Receding horizon motion planning for multi-rotor with point cloud environment

Abstract

This paper proposes a collision-free receding horizon motion planning for a fixed-altitude maneuvering multi-rotor platform with point cloud obstacle environment, based on model predictive control(MPC). Obstacles surrounding multi-rotor is assumed to given as the 3D point cloud form detected with 3D scanning sensors such as stereo vision sensor or LIDAR(Light Detection and Ranging) sensor. Considering fixed-altitude flight, 2D point cloud information is extracted from the given 3D point cloud information. To reduce the number of constraints on obstacles while maintaining the obstacle structure, 2D point cloud obstacles are clustered into several groups with DBSCAN(Density-Based Spatial Clustering of Applications with Noise) algorithm and polygonized by selecting the verticies to contain all of the points in each clusters. Complete reference path with the obstacle avoidance is generated with Voronoi diagram and Dijkstra algorithm to reach the target from the current position. Receding horizon motion planning is performed based on model predictive control by iteratively solving constrained optimization problems numerically to generate the path and the force commands within the prediction horizon considering the constraints such as dynamics, current states, hardware specifications, reference path, and the surrounding obstacles. As a result of the receding horizon motion planning, sequence of path and force commands considering constraints within the prediction horizon and control horizon are created.
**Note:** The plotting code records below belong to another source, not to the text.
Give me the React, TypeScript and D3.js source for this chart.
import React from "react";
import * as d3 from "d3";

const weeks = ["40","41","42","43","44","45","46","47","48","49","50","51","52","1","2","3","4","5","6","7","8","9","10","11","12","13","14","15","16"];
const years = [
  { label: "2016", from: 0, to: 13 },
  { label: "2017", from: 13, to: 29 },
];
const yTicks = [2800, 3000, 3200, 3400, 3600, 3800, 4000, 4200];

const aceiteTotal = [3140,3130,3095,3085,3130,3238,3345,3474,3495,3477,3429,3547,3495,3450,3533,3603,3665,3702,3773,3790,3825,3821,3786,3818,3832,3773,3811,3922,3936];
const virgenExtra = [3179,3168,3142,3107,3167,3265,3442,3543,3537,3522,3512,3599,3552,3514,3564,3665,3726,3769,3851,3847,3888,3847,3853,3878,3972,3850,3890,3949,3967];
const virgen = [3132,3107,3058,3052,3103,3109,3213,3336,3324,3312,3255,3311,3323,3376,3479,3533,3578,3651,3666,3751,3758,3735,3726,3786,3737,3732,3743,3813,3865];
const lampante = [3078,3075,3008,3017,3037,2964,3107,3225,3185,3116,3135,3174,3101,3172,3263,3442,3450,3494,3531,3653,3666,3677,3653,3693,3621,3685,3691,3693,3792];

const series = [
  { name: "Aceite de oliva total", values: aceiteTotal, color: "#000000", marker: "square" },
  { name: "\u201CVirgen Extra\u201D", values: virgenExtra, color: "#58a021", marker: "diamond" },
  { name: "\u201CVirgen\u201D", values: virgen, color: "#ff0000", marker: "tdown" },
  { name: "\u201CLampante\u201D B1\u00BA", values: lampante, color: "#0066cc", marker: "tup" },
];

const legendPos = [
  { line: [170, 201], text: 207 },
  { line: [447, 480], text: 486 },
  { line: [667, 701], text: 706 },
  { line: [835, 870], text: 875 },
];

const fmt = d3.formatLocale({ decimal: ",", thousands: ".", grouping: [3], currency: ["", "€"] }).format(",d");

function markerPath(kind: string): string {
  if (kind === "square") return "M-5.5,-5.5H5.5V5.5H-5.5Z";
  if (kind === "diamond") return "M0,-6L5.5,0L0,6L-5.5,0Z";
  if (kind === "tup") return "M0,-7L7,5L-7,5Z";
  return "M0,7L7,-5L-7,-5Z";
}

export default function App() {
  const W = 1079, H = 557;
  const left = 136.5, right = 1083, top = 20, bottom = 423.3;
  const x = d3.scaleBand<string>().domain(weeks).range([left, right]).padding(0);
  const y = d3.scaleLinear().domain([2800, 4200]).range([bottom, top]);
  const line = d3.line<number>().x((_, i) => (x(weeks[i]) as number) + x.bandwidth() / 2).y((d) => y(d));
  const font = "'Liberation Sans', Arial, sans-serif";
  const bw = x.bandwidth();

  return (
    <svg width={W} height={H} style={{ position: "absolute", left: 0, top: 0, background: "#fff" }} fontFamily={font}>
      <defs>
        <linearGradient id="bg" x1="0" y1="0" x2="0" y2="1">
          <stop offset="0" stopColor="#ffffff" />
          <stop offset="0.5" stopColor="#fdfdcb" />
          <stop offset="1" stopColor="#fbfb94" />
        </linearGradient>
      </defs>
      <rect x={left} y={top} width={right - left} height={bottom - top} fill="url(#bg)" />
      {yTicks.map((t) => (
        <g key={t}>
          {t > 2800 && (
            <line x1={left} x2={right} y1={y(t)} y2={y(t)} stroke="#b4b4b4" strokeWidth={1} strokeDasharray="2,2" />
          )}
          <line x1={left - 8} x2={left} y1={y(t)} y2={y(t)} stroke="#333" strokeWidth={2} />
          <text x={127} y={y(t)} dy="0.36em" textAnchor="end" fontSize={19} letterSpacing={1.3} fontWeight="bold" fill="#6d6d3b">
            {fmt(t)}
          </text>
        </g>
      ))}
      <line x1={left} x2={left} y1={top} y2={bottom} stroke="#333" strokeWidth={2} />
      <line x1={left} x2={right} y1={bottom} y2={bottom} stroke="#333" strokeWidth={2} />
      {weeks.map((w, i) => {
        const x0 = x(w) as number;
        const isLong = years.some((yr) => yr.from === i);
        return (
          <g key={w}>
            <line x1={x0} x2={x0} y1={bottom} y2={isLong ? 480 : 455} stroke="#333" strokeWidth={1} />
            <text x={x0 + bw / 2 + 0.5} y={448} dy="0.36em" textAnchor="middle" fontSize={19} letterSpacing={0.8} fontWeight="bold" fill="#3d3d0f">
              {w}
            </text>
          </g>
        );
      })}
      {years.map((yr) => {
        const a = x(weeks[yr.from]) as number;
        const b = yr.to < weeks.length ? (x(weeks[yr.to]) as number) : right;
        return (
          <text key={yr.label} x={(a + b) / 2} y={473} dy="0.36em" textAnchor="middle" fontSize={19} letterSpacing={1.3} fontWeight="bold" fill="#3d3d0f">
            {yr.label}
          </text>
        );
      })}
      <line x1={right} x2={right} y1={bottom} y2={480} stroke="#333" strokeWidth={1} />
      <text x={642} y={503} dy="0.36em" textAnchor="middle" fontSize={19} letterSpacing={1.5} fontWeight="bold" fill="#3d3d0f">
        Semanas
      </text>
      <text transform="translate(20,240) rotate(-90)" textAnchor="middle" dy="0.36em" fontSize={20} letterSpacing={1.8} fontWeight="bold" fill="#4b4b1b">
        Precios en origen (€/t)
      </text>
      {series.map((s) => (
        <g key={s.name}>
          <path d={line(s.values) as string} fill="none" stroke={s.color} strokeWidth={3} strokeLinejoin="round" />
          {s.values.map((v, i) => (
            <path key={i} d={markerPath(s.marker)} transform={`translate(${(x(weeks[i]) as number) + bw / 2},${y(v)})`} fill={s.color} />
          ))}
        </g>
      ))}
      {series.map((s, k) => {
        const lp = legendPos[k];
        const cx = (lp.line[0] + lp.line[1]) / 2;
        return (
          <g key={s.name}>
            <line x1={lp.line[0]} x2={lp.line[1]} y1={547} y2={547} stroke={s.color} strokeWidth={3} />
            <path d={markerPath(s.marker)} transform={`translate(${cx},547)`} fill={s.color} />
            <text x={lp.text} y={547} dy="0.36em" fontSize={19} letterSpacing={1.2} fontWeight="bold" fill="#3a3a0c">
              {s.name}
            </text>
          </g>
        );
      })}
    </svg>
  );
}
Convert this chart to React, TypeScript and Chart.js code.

With the suggested receding horizon motion planning, one integrated algorithm with sub-algorithms is provided to compute the predicted path and control sequences from the given point cloud environment. Moreover, the computation time is reduced compared with the entire path optimization, while the feasibility to reach the target position is guaranteed through the created safety region based on complete reference path and obstacle information.